Variational programming with choice calculus

  1. A Calculus for Variational Programming
    Sheng Chen, Martin Erwig, and Eric Walkingshaw
    European Conf. on Object-Oriented Programming (ECOOP), LIPIcs vol. 56, 2016, 6:1–6:28
    [Abstract, PDF]

    Variation is ubiquitous in software. Many applications can benefit from making this variation explicit, then manipulating and computing with it directly—a technique we call “variational programming”. This idea has been independently discovered in several application domains, such as efficiently analyzing and verifying software product lines, combining bounded and symbolic model-checking, and computing with alternative privacy profiles. Although these domains share similar core problems, and there are also many similarities in the solutions, there is no dedicated programming language support for variational programming. This makes the various implementations tedious, prone to errors, hard to maintain and reuse, and difficult to compare.

    In this paper we present a calculus that forms the basis of a programming language with explicit support for representing, manipulating, and computing with variation in programs and data.

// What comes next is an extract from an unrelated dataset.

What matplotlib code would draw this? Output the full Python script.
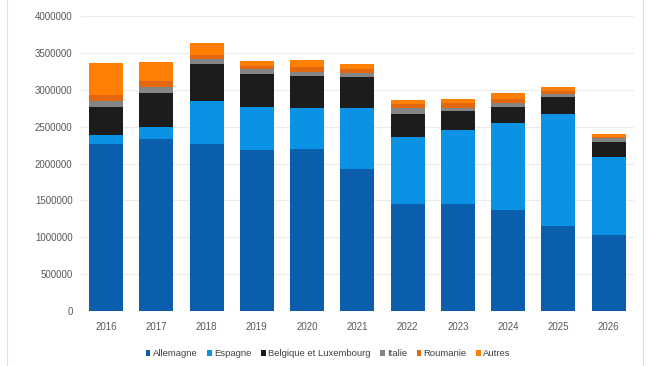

We illustrate how such a language can simplify the implementation of variational programming tasks. We present the syntax and semantics of the core calculus, a sound type system, and a type inference algorithm that produces principal types.

  2. Variation Programming with the Choice Calculus
    Martin Erwig and Eric Walkingshaw
    Generative and Transformational Techniques in Software Engineering IV (GTTSE 2011), Revised and Extended Papers, LNCS vol. 7680, Springer, 2013, 55–100
    [Abstract, PDF, Code]

    The choice calculus provides a language for representing and transforming variation in software and other structured documents. Variability is captured in localized choices between alternatives. The space of all variations is organized by dimensions, which provide scoping and structure to choices. The variation space can be reduced through a process of selection, which eliminates a dimension and resolves all of its associated choices by replacing each with one of their alternatives. The choice calculus also allows the definition of arbitrary functions for the flexible construction and transformation of all kinds of variation structures. In this tutorial we will first present the motivation, general ideas, and principles that underlie the choice calculus. This is followed by a closer look at the semantics. We will then present practical applications based on several small example scenarios and consider the concepts of “variation programming” and “variation querying”. The practical applications involve work with a Haskell library that supports variation programming and experimentation with the choice calculus.